Here, too, as in the work of other New Formalists, writes McPhillips, “the cadences of ordinary American speech align themselves with iambic pentameter, to which they conform without any strain or any strong metrical substitutions.” In other words, Dana uses form here without making it seem stiff or forced or artificial; and it’s his ability to employ form so effectively and naturally here that, in large part, distinguishes it from the kind of slack, witless free-verse narrative on a similar subject that one can imagine any number of poetry workshop graduates churning out.

“Cruising” is one of many California poems in Dana’s oeuvre – not surprising given that he grew up in the L.A. area and has now lived for many years in Santa Rosa. He’s also written a number of poems set in the northern suburbs of New York, where he lived during his years as a businessman. This is, needless to say, a corner of the world that has been mercilessly mocked in American literature for generations, treated as a place to which Manhattan’s soul-dead corporate suckers retreat for a few hours at the end of the day to grab some shut-eye and get a quick glimpse of their families before waking up early in the morning to head back to the Big Apple and resume their maleficent capitalist machinations. In poems like “In Cheever Country,” however, Dana finds beauty in “this landscape no one takes too seriously,” a place of pine forests and streams dotted by small commuter towns that he invites us to view “[t]hrough the rattling / grime-streaked windows” of a commuter train. At one stop,

The sunset broadens for a moment, and the passengers
standing on the platform turn strangely luminous
In the light streaming from the Palisades across the river.
Some board the train. Others greet their arrivals,
shaking hands and embracing in the dusk.

If there is an afterlife, let it be a small town
gentle as this spot at just this instant.
But the car doors close, and the bright crowd,
unaware of its election, disperses to the small
pleasures of the evening. The platform falls behind.

And here’s the ending:

And this at last is home, this ordinary town
where the lights on the hill gleaming in the rain
are the lights that children bathe by, and it is time
to go home now – to drinks, to love, to supper,
To the modest places which contain our lives.

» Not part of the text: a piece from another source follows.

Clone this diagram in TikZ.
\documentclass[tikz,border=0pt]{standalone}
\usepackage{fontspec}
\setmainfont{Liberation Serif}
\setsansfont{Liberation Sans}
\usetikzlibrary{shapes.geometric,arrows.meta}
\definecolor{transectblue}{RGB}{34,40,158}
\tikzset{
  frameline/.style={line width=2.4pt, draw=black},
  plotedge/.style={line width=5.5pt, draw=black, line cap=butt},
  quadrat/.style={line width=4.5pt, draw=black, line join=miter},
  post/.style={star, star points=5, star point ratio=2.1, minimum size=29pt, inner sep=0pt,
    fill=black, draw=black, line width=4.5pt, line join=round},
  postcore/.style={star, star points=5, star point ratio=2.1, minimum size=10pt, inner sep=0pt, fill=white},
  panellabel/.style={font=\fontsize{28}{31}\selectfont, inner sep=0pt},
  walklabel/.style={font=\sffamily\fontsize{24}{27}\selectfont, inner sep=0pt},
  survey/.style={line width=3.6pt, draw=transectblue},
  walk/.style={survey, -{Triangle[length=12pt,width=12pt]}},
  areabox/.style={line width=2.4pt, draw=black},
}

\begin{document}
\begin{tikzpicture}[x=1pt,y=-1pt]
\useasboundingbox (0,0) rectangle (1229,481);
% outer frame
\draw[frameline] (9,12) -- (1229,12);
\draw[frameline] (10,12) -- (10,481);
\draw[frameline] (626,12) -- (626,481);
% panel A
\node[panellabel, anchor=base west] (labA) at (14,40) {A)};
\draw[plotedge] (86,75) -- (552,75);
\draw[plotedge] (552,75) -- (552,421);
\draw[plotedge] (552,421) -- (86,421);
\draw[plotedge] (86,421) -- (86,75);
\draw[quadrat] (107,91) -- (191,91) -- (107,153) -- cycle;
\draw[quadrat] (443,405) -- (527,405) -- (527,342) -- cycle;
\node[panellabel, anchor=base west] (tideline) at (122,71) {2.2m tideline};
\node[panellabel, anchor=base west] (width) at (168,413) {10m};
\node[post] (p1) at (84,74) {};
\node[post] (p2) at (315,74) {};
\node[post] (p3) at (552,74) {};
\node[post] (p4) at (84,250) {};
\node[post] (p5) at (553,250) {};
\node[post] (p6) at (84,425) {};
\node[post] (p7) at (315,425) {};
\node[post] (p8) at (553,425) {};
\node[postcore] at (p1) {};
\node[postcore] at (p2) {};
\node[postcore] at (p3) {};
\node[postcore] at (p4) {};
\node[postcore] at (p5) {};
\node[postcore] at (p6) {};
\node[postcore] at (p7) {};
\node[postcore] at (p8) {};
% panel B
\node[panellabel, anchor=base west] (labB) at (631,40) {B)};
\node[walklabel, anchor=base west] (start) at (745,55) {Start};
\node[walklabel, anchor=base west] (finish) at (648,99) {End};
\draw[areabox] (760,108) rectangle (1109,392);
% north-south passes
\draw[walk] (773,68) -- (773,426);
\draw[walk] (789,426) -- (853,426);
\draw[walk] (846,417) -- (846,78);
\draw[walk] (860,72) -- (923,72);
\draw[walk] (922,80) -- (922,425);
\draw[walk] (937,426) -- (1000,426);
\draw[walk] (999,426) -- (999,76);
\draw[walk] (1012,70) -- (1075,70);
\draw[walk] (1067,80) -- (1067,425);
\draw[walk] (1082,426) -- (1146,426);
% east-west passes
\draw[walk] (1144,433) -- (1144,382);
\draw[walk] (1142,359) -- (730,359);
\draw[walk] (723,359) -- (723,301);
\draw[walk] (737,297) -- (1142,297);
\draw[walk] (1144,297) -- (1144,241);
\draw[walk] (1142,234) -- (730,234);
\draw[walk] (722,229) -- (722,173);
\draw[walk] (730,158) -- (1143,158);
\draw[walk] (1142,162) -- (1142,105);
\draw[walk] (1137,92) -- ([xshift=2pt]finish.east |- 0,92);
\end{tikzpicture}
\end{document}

Unsurprisingly, Dana was attacked by many members of the poetry community for celebrating these upscale suburbs with their privileged residents. Many of his critics surely lived in college towns no less charming than the Westchester suburbs, and surely reveled in their good fortune – but to write poems in which they admitted to appreciating their lives in these places was verboten. You’re supposed to write about less fortunate people and less pleasant places, about the evils of late capitalism and economic inequality, and about how America is full of suffering victims of financial exploitation by people like those “luminous” passengers.

I don’t expect that very many readers of FrontPage are interested in buying an entire collection of essays about Dana Gioia. But I’d strongly suggest you give his poetry a look. He’s published six full-length collections. Try the first, Daily Horoscope. Or his 99 Poems: New and Selected (2016). And if you like them, consider sampling some of the other New Formalists I’ve mentioned. I assure you, they’ll give you a kind of sustenance that you desperately need if you spend a lot of your time having your soul gradually shriveled by online political writing and political podcasts.

While I’m definitely one of those people whose online diet is heavily weighted toward such fare – and who, admittedly, spends a lot of time contributing to it – I know that when I spend some time with first-rate poetry of the sort that Dana Gioia writes, it does something good for my spirit, lifting me up beyond the passing, perplexing, and painful preoccupations of the day and pointing me toward the eternal questions. It does, in short, what poetry used to do for literate people for centuries, before the advent of modernism and the academic poetry workshop. The publication of Mercer University Press’s Dana Gioia: Poet and Critic is a small but encouraging sign that serious but accessible poetry may yet find its way back into ordinary American households – and into the hearts, minds, and souls of common readers.